When first I saw them I did not love them, though I had been a little boy. Suddenly as a young man I started to love them, and part of that was becoming very familiar with them. I remember vividly hanging out with the cast of a production of Wendy Wasserstein's The Sisters Rosensweig, mainly because I happened to be friends with the actress who was playing the sister named Gorgeous.


Since this was around 2005 or '06, it was around the time of Wasserstein's passing. The actor who played the Eastern European in the play confided in me that he felt the play was dated.


"This play is so 90s, all this stuff about the Berlin Wall coming down and the end of the Soviet satellite countries. It's dated." Since he was such a good actor, you would never have guessed from his performance that he would be so dismissive of the play. Now this is how many people do see things like plays - in a way that I would refer to by the term sociological. Interestingly, The Sisters Rosesweig will be continue to be performed, in part because the issues of Judaism and being a woman are, well, timeless.


Yet these too are sociological conceptions.

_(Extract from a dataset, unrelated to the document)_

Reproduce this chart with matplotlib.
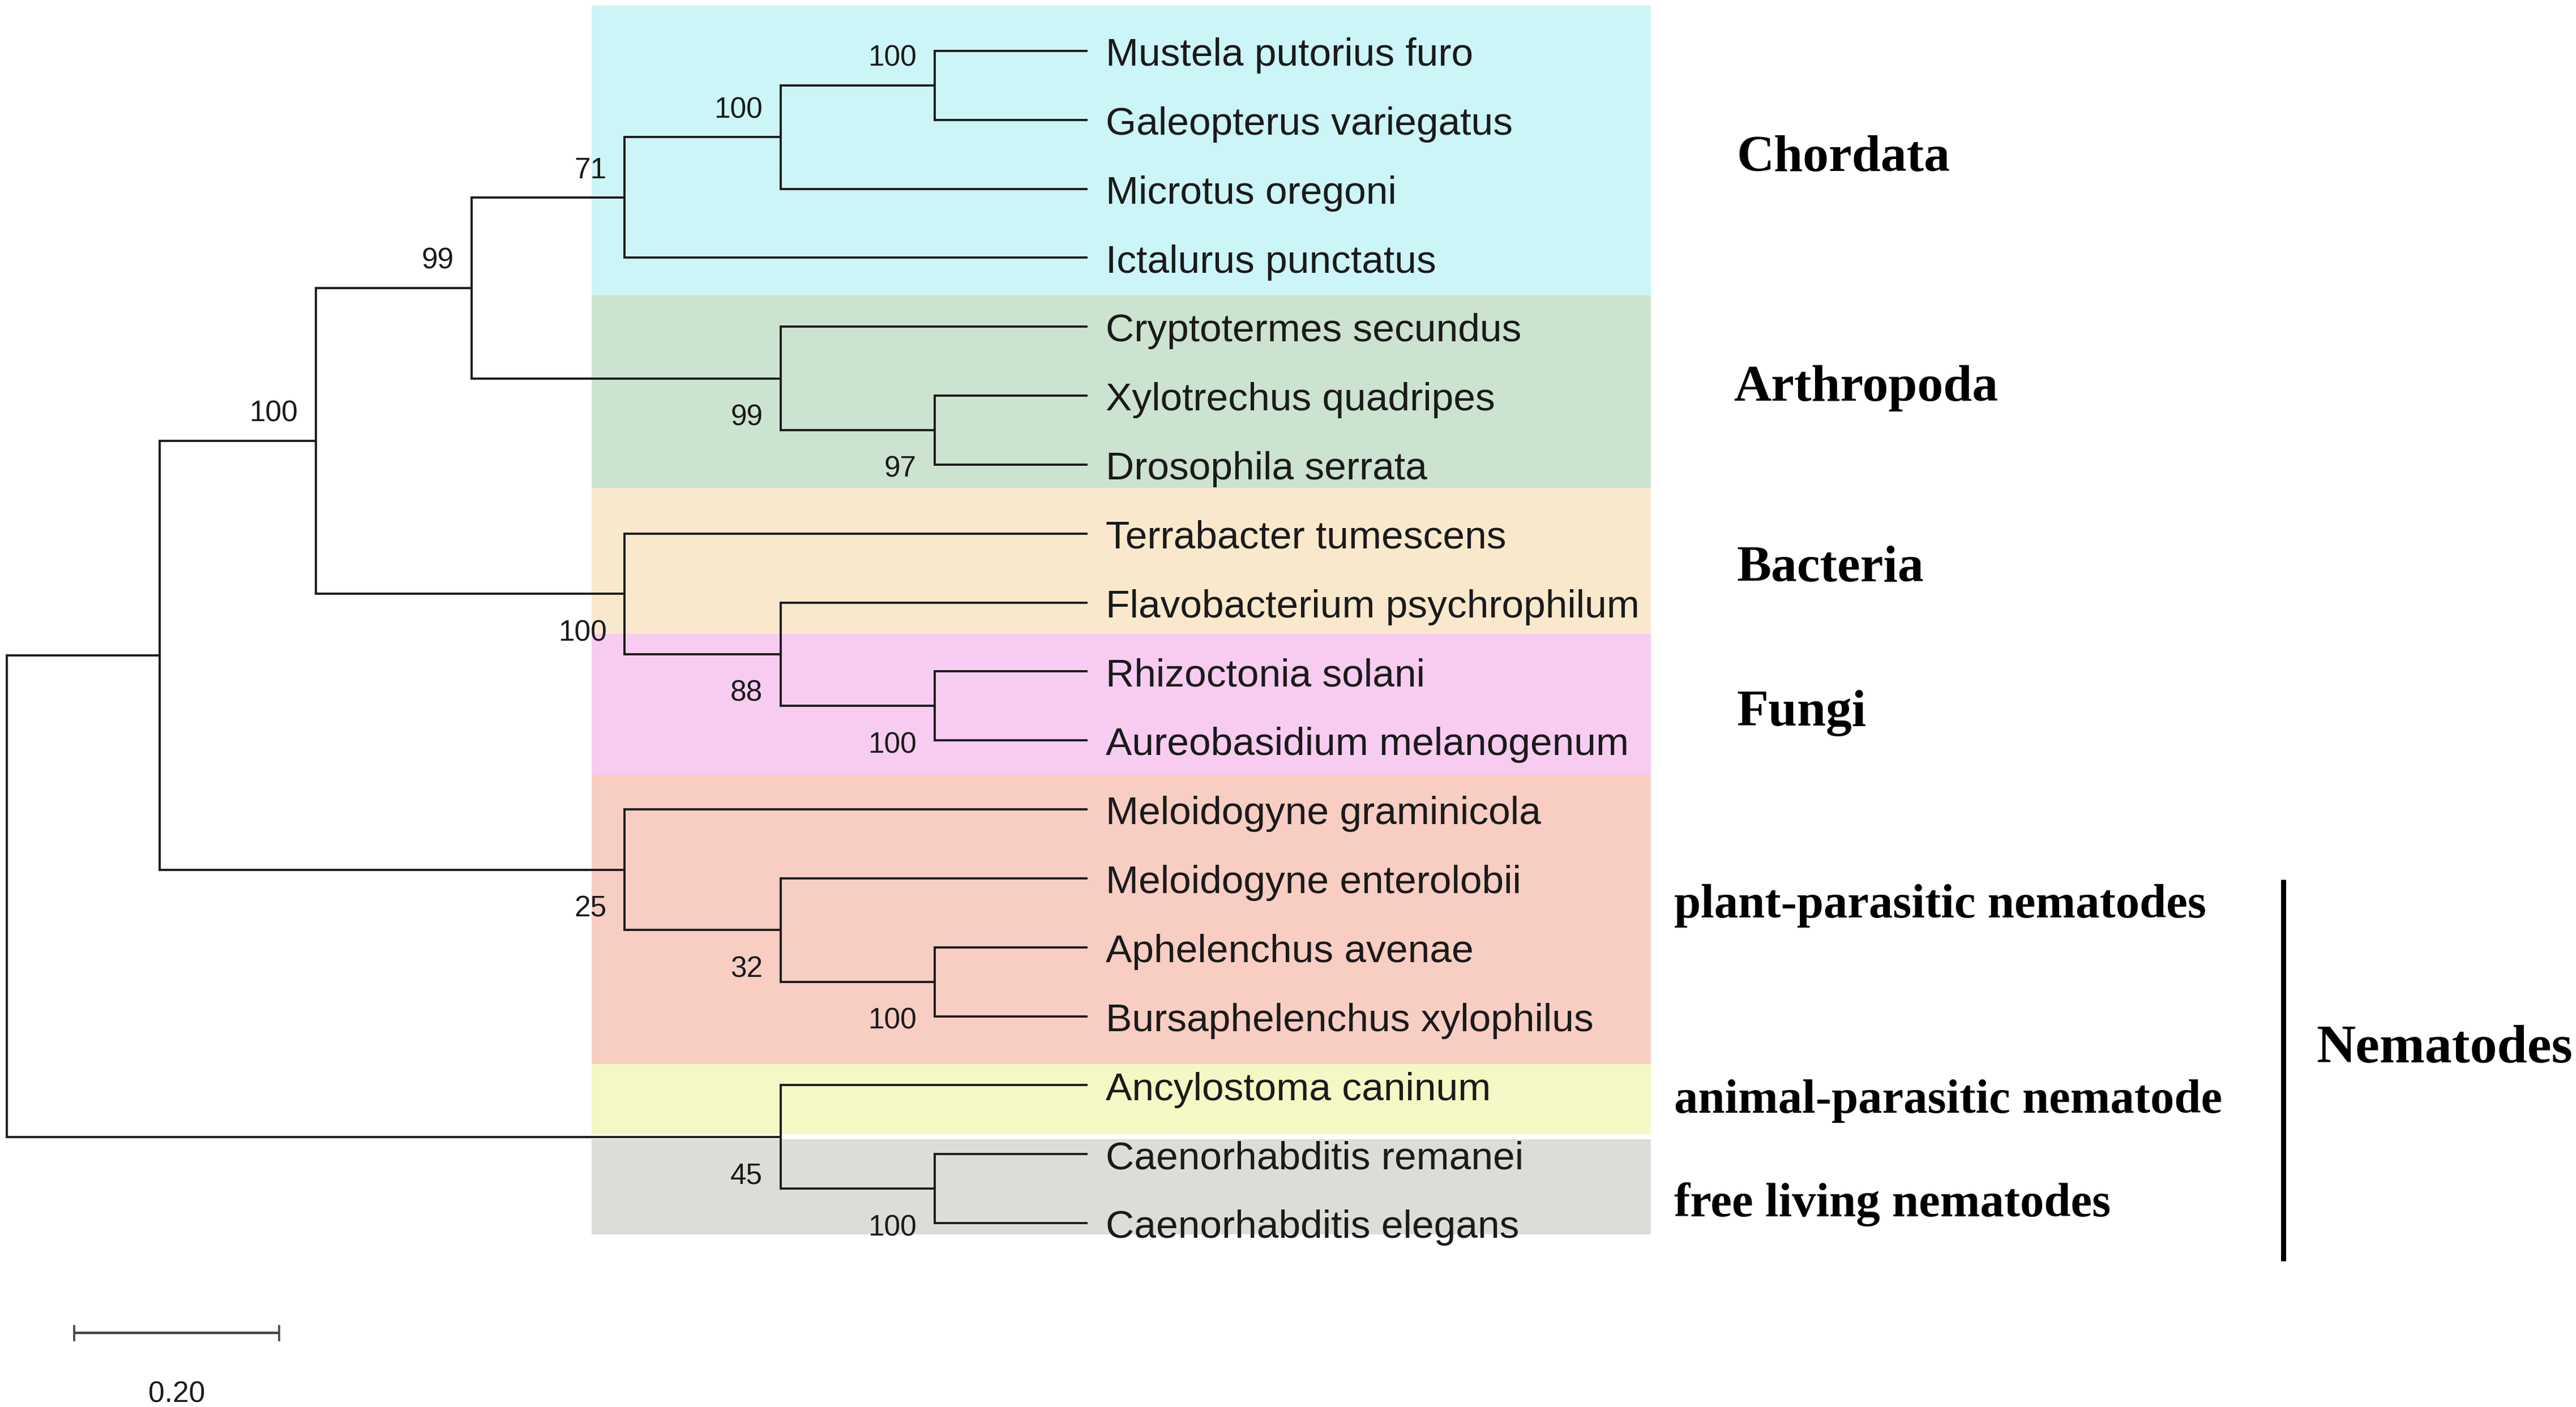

I wonder about people who can't fall into the feeling of people dancing or singing about things in the middle of a narration as they do in musicals, who consider it silly or unconvincing, just as there are people for whom such works of art are their life or livelihood. I should finish with an important note.


All of the material discussed here is subject to the vagaries of historical ideology and belief. I can easily imagine a world in which male performers find something objectionable in even doing the song "My Boy Bill", where the people of Oklahoma the state feel that Oklahoma the musical disrespects them as they are now, or is irrelevant, (in my imagined future) and well, Pal Joey freaks people out (even with Frank Sinatra, Kim Novak and Rita Hayworth, or perhaps precisely because of them. In these pages and on the podcast episodes I tend to emphasize praise rather than blame.


You might be interested to know that I actually dislike a whole host of art works that are beloved by often majorities of people, art works from many episodes including our own.


I don't like everything .


But when I do dislike something, perversely, I am able to make some kind of case for it, especially if the creator happens to be on my show.


A lot of of our feelings are feelings about a "given style" to use Susan Sontag's formulation, they are not as objective as we would like to think.

Although I have discussed musicals in this post, we could be talking about anything humans endeavor to make.


I hope that as you listen to the episodes you can keep in mind that as the host I come at all of these discussions with my own history and my own feelings and that these are as subject to change as they are subject to steadfast constancy.